* [Available data]
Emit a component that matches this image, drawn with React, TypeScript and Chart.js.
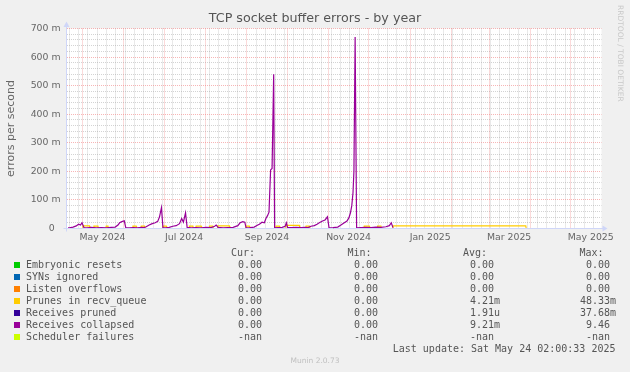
import React, { useEffect, useRef } from 'react';
import { Chart, registerables } from 'chart.js';

Chart.register(...registerables);

// ---- time frame (rrdtool yearly graph: 400 days ending at last update) ----
const START_MS = Date.UTC(2024, 3, 19, 2, 0, 33);
const SPAN_DAYS = 400;

// ---- axis tick labels ----
const xTickLabels = ['May 2024', 'Jul 2024', 'Sep 2024', 'Nov 2024', 'Jan 2025', 'Mar 2025', 'May 2025'];
const xTickMonths: [number, number][] = [[2024, 4], [2024, 6], [2024, 8], [2024, 10], [2025, 0], [2025, 2], [2025, 4]];
const yTickValues = [0, 0.1, 0.2, 0.3, 0.4, 0.5, 0.6, 0.7];
const yTickLabels = ['0  ', '100 m', '200 m', '300 m', '400 m', '500 m', '600 m', '700 m'];

// ---- series (x = days since start of graph, y = errors per second) ----
const collapsedX = [
  1.1, 2.3, 4.9, 7.3, 9.0, 10.5, 11.6, 13.1, 15.5, 18.5, 22.3, 26.0, 29.7, 33.5, 36.4,
  38.5, 39.7, 41.4, 43.2, 44.3, 46.9, 49.9, 52.9, 55.9, 58.1, 59.6, 61.8, 64.1, 66.3,
  68.2, 69.5, 71.0, 72.1, 74.5, 76.8, 79.5, 82.0, 84.5, 86.1, 87.4, 89.0, 90.2, 93.2,
  96.9, 100.7, 104.4, 108.1, 110.8, 111.9, 113.4, 117.1, 120.8, 124.6, 128.1, 129.8,
  131.8, 133.3, 134.3, 137.3, 140.3, 143.0, 144.2, 146.2, 147.9, 149.1, 150.3, 151.4,
  152.6, 153.7, 154.9, 155.6, 158.2, 161.2, 163.5, 164.4, 165.3, 167.9, 171.6, 175.4,
  178.3, 180.6, 182.8, 185.3, 187.3, 189.0, 191.4, 193.3, 195.1, 196.3, 199.3, 202.8,
  205.2, 207.7, 209.7, 211.2, 212.3, 213.3, 214.2, 214.9, 215.8, 216.9, 220.2, 223.9,
  227.6, 231.4, 235.1, 238.8, 241.4, 242.8, 244.1,
];
const collapsedY = [
  0.002, 0.002, 0.005, 0.009, 0.015, 0.012, 0.020, 0.003, 0.002, 0.004, 0.002, 0.003, 0.002, 0.004, 0.005,
  0.012, 0.020, 0.024, 0.027, 0.003, 0.002, 0.003, 0.002, 0.004, 0.003, 0.006, 0.012, 0.017, 0.020,
  0.025, 0.040, 0.073, 0.003, 0.002, 0.004, 0.008, 0.010, 0.017, 0.035, 0.022, 0.055, 0.004, 0.002,
  0.003, 0.002, 0.004, 0.003, 0.008, 0.012, 0.004, 0.002, 0.003, 0.004, 0.010, 0.020,
  0.024, 0.022, 0.002, 0.003, 0.005, 0.012, 0.015, 0.022, 0.020, 0.035, 0.045, 0.057,
  0.205, 0.210, 0.540, 0.002, 0.003, 0.004, 0.008, 0.020, 0.004, 0.003, 0.004, 0.003,
  0.004, 0.003, 0.008, 0.010, 0.015, 0.020, 0.026, 0.030, 0.041, 0.002, 0.003, 0.005,
  0.012, 0.020, 0.026, 0.038, 0.055, 0.080, 0.125, 0.200, 0.670, 0.002, 0.003, 0.004,
  0.003, 0.005, 0.004, 0.006, 0.010, 0.020, 0.003,
];

const prunesX = [
  0, 12.0, 12.3, 17.2, 17.5, 20.2, 20.5, 23.5, 23.8, 29.4, 29.7, 31.0, 31.3,
  49.4, 49.7, 52.1, 52.4, 55.6, 55.9, 58.3, 58.6, 71.8, 72.1, 74.6, 74.9,
  91.6, 91.9, 94.5, 94.8, 96.6, 96.9, 100.7, 101.0, 106.6, 106.9, 109.4, 109.7,
  112.8, 113.1, 121.8, 122.1, 134.0, 134.3, 136.7, 137.0, 156.4, 156.7, 159.2, 159.5,
  163.9, 164.2, 174.1, 174.4, 178.8, 179.1, 181.6, 181.9, 222.3, 222.6, 226.4, 226.7,
  232.3, 232.6, 235.1, 235.4, 243.8, 244.1, 343.4, 343.7, 344.0,
];
const prunesY = [
  0, 0, 0.009, 0.009, 0, 0, 0.008, 0.008, 0, 0, 0.008, 0.008, 0,
  0, 0.008, 0.008, 0, 0, 0.008, 0.008, 0, 0, 0.008, 0.008, 0,
  0, 0.008, 0.008, 0, 0, 0.008, 0.008, 0, 0, 0.008, 0.008, 0,
  0, 0.009, 0.009, 0, 0, 0.008, 0.008, 0, 0, 0.008, 0.008, 0,
  0, 0.011, 0.011, 0, 0, 0.008, 0.008, 0, 0, 0.008, 0.008, 0,
  0, 0.008, 0.008, 0, 0, 0.009, 0.009, 0, 0,
];

const zeroX = [0, 344];
const zeroY = [0, 0];

// ---- legend table ----
const legendNames = ['Embryonic resets', 'SYNs ignored', 'Listen overflows', 'Prunes in recv_queue', 'Receives pruned', 'Receives collapsed', 'Scheduler failures'];
const legendColors = ['#00CC00', '#0066B3', '#FF8000', '#FFCC00', '#330099', '#990099', '#CCFF00'];
const curValues = ['0.00', '0.00', '0.00', '0.00', '0.00', '0.00', '-nan'];
const minValues = ['0.00', '0.00', '0.00', '0.00', '0.00', '0.00', '-nan'];
const avgValues = ['0.00', '0.00', '0.00', '4.21m', '1.91u', '9.21m', '-nan'];
const maxValues = ['0.00', '0.00', '0.00', '48.33m', '37.68m', '9.46', '-nan'];
const lastUpdate = 'Last update: Sat May 24 02:00:33 2025';

const MINOR = 'rgba(150,150,150,0.42)';
const MAJOR = 'rgba(240,120,120,0.55)';
const AXIS = '#CFD6F8';
const FONT = '#666666';

function dayOf(y: number, m: number, d = 1) {
  return (Date.UTC(y, m, d) - START_MS) / 86400000;
}

function fmt(v: string) {
  const m = /^(.*?)([mu]?)$/.exec(v)!;
  return m[1].padStart(6, ' ') + m[2];
}

const bgPlugin = {
  id: 'rrdBackground',
  beforeDraw(chart: any) {
    const { ctx, chartArea: a, width, height } = chart;
    ctx.save();
    ctx.fillStyle = '#F0F0F0';
    ctx.fillRect(0, 0, width, height);
    ctx.fillStyle = '#FFFFFF';
    ctx.fillRect(a.left, a.top, a.right - a.left, a.bottom - a.top);
    ctx.restore();
  },
};

const axisPlugin = {
  id: 'rrdAxis',
  afterDatasetsDraw(chart: any) {
    const { ctx, chartArea: a } = chart;
    const y0 = chart.scales.y.getPixelForValue(0);
    const x0 = a.left;
    ctx.save();
    ctx.strokeStyle = AXIS;
    ctx.fillStyle = AXIS;
    ctx.lineWidth = 1;
    ctx.beginPath();
    ctx.moveTo(a.left - 3, y0);
    ctx.lineTo(a.right + 2, y0);
    ctx.moveTo(x0, a.bottom + 3);
    ctx.lineTo(x0, a.top - 2);
    ctx.stroke();
    ctx.beginPath();
    ctx.moveTo(a.right + 1, y0 - 3);
    ctx.lineTo(a.right + 6, y0);
    ctx.lineTo(a.right + 1, y0 + 3);
    ctx.closePath();
    ctx.fill();
    ctx.beginPath();
    ctx.moveTo(x0 - 3, a.top - 1.5);
    ctx.lineTo(x0, a.top - 7);
    ctx.lineTo(x0 + 3, a.top - 1.5);
    ctx.closePath();
    ctx.fill();
    ctx.restore();
  },
};

function series(label: string, color: string, xs: number[], ys: number[], order: number) {
  return {
    label,
    data: xs.map((x, i) => ({ x, y: ys[i] })),
    borderColor: color,
    backgroundColor: color,
    borderWidth: 1.2,
    pointRadius: 0,
    tension: 0,
    fill: false,
    order,
  };
}

function RrdChart() {
  const ref = useRef<HTMLCanvasElement | null>(null);
  useEffect(() => {
    if (!ref.current) return;
    const chart = new Chart(ref.current, {
      type: 'line',
      data: {
        datasets: [
          series(legendNames[5], legendColors[5], collapsedX, collapsedY, 0),
          series(legendNames[4], legendColors[4], zeroX, zeroY, 1),
          series(legendNames[3], legendColors[3], prunesX, prunesY, 2),
          series(legendNames[2], legendColors[2], zeroX, zeroY, 3),
          series(legendNames[1], legendColors[1], zeroX, zeroY, 4),
          series(legendNames[0], legendColors[0], zeroX, zeroY, 5),
        ] as any,
      },
      options: {
        animation: false,
        responsive: false,
        events: [],
        layout: { padding: 0 },
        plugins: {
          legend: { display: false },
          tooltip: { enabled: false },
          title: {
            display: true,
            text: 'TCP socket buffer errors - by year',
            color: '#555555',
            font: { family: 'DejaVu Sans', size: 12.7, weight: 'normal' },
            padding: { top: 11.4, bottom: 1.86 },
          },
        },
        scales: {
          x: {
            type: 'linear',
            min: 0,
            max: SPAN_DAYS,
            afterFit: (s: any) => { s.height = 143.5; },
            afterBuildTicks: (scale: any) => {
              const months: number[] = [];
              for (let i = 0; i < 14; i++) {
                const d = dayOf(2024, 4 + i, 1);
                if (d <= SPAN_DAYS) months.push(d);
              }
              const t: any[] = [];
              for (let d = dayOf(2024, 3, 21); d <= SPAN_DAYS; d += 7) {
                if (!months.some((m) => Math.abs(m - d) < 0.05)) t.push({ value: d, kind: 'week' });
              }
              months.forEach((d) => t.push({ value: d, kind: 'month' }));
              xTickMonths.forEach(([y, m], i) => t.push({ value: dayOf(y, m, 16), kind: 'label', text: xTickLabels[i] }));
              t.sort((a, b) => a.value - b.value);
              scale.ticks = t;
            },
            grid: {
              drawTicks: false,
              lineWidth: 1,
              color: (c: any) => (c.tick?.kind === 'month' ? MAJOR : c.tick?.kind === 'week' ? MINOR : 'rgba(0,0,0,0)'),
            },
            border: { display: false, dash: [1, 1] },
            ticks: {
              autoSkip: false,
              maxRotation: 0,
              minRotation: 0,
              padding: 3,
              color: FONT,
              font: { family: 'DejaVu Sans', size: 9.33 },
              callback: (_v: any, i: number, ticks: any[]) => ticks[i]?.text ?? '',
            },
          },
          y: {
            type: 'linear',
            min: 0,
            max: 0.7,
            afterFit: (s: any) => { s.width = 66.5; },
            afterBuildTicks: (scale: any) => {
              const t: any[] = [];
              for (let i = 0; i <= 35; i++) {
                const v = Math.round(i * 2) / 100;
                const k = yTickValues.findIndex((y) => Math.abs(y - v) < 1e-9);
                t.push({ value: v, kind: k >= 0 ? 'major' : 'minor', text: k >= 0 ? yTickLabels[k] : '' });
              }
              scale.ticks = t;
            },
            grid: {
              drawTicks: false,
              lineWidth: 1,
              color: (c: any) => (c.tick?.kind === 'major' ? MAJOR : MINOR),
            },
            border: { display: false, dash: [1, 1] },
            title: {
              display: true,
              text: 'errors per second',
              color: FONT,
              font: { family: 'DejaVu Sans', size: 11 },
              padding: { top: 4.6, bottom: 0 },
            },
            ticks: {
              autoSkip: false,
              padding: 6,
              color: FONT,
              font: { family: 'DejaVu Sans', size: 9.33 },
              callback: (_v: any, i: number, ticks: any[]) => ticks[i]?.text ?? '',
            },
          },
          yRight: {
            type: 'linear',
            position: 'right',
            display: true,
            afterFit: (s: any) => { s.width = 28.5; },
            grid: { display: false, drawTicks: false },
            border: { display: false },
            ticks: { display: false },
          },
        },
      } as any,
      plugins: [bgPlugin, axisPlugin],
    });
    return () => chart.destroy();
  }, []);
  return <canvas ref={ref} width={630} height={372} style={{ position: 'absolute', left: 0, top: 0, width: 630, height: 372 }} />;
}

const mono: React.CSSProperties = {
  position: 'absolute',
  fontFamily: '"DejaVu Sans Mono", monospace',
  fontSize: 10,
  lineHeight: '12px',
  color: '#555555',
  whiteSpace: 'pre',
  margin: 0,
};

const colStarts = [226, 342, 458, 574];
const headerStarts = [231, 347.5, 463, 579.5];
const headers = ['Cur:', 'Min:', 'Avg:', 'Max:'];

export default function App() {
  const rowY = (i: number) => 264.5 + i * 12;
  return (
    <div style={{ position: 'fixed', left: 0, top: 0, width: 630, height: 372, background: '#F0F0F0', overflow: 'hidden' }}>
      <RrdChart />
      <div
        style={{
          position: 'absolute',
          left: 616,
          top: 5,
          writingMode: 'vertical-rl',
          fontFamily: '"DejaVu Sans", sans-serif',
          fontSize: 7.5,
          lineHeight: '9px',
          color: '#C8C8C8',
          whiteSpace: 'pre',
        }}
      >
        RRDTOOL / TOBI OETIKER
      </div>
      {headers.map((h, i) => (
        <div key={h} style={{ ...mono, left: headerStarts[i], top: 252.5 - 6 }}>{h}</div>
      ))}
      {legendNames.map((name, i) => (
        <React.Fragment key={name}>
          <div style={{ position: 'absolute', left: 14, top: rowY(i) - 3, width: 6, height: 6, background: legendColors[i] }} />
          <div style={{ ...mono, left: 26, top: rowY(i) - 6 }}>{name}</div>
          {[curValues[i], minValues[i], avgValues[i], maxValues[i]].map((v, j) => (
            <div key={j} style={{ ...mono, left: colStarts[j], top: rowY(i) - 6 }}>{fmt(v)}</div>
          ))}
        </React.Fragment>
      ))}
      <div style={{ ...mono, right: 630 - 615.5, top: 348.5 - 6, textAlign: 'right' }}>{lastUpdate}</div>
      <div
        style={{
          position: 'absolute',
          left: 0,
          width: 630,
          top: 361 - 5,
          textAlign: 'center',
          fontFamily: '"DejaVu Sans", sans-serif',
          fontSize: 7.5,
          lineHeight: '10px',
          color: '#C0C0C0',
        }}
      >
        Munin 2.0.73
      </div>
    </div>
  );
}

* [Written exercise] Omit the pictures, then repeat exactly each line from the beginning of the listing through the line with "const SPAN_DAYS = 400;".

* [Solved problem]
Emit a component that matches this image, drawn with React, TypeScript and Chart.js.
import React, { useEffect, useRef } from 'react';
import { Chart, registerables } from 'chart.js';

Chart.register(...registerables);

// ---- time frame (rrdtool yearly graph: 400 days ending at last update) ----
const START_MS = Date.UTC(2024, 3, 19, 2, 0, 33);
const SPAN_DAYS = 400;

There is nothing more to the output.